FCB+01h Fn - Filename, 7-bit ASCII. The top bits of the filename bytes
             (usually referred to as F1' to F8') have the following
             meanings:
               F1'-F4' - User-defined attributes. Any program can use
                        them in any way it likes. The filename in the
                        disc directory has the corresponding bits set.
               F5'-F8' - Interface attributes. They modify the 
                        behaviour of various BDOS functions or 
                        indicate error conditions. In the directory
                        these bits are always zero.

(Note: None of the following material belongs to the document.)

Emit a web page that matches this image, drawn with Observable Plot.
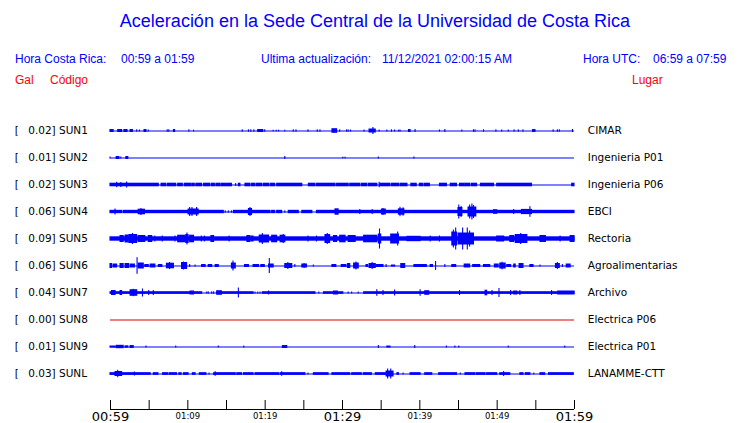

FCB+09h Tn - Filetype, 7-bit ASCII. T1' to T3' have the following
             meanings:
               T1' - Read-Only. 
               T2' - System (hidden). System files in user 0 can be
                    opened from other user areas.
               T3' - Archive. Set if the file has not been changed
                    since it was last copied.

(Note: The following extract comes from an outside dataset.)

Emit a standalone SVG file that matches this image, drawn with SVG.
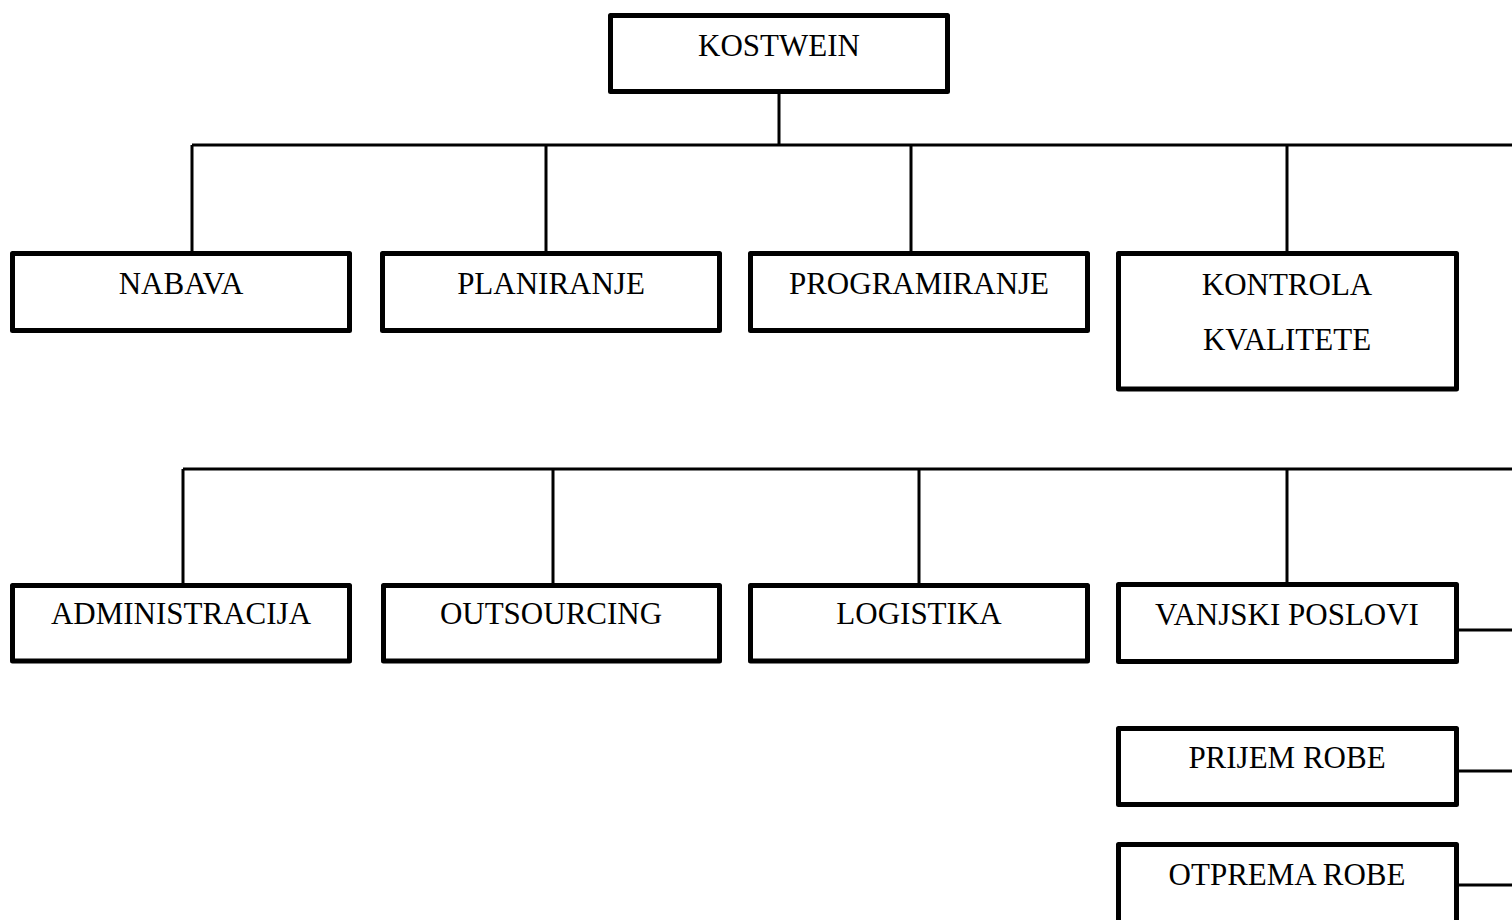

FCB+0Ch EX - Set this to 0 when opening a file and then leave it to
            CP/M. You can rewind a file by setting EX, RC, S2 and CR to 0.
FCB+0Dh S1 - Reserved.   
FCB+0Eh S2 - Reserved.
FCB+0Fh RC - Set this to 0 when opening a file and then leave it to
            CP/M.
FCB+10h AL - Image of the second half of the directory entry,
            containing the file's allocation (which disc blocks it
            owns).
FCB+20h CR - Current record within extent. It is usually best to set 
            this to 0 immediately after a file has been opened and 
            then ignore it.
FCB+21h Rn - Random access record number (not CP/M 1). A 16-bit 
            value in CP/M 2 (with R2 used for overflow); an 18-bit
            value in CP/M 3. 

If you are writing an emulator at BDOS level, you need to be aware of how CP/M uses the bytes EX, S2, and CR. Some programs (such as the Digital Research linker, LINK.COM) manipulate these bytes to perform "seek" operations in files without using the random-access calls.

CR = current record,   ie (file pointer % 16384)  / 128
EX = current extent,   ie (file pointer % 524288) / 16384
S2 = extent high byte, ie (file pointer / 524288). The CP/M Plus source
    code refers to this use of the S2 byte as 'module number'.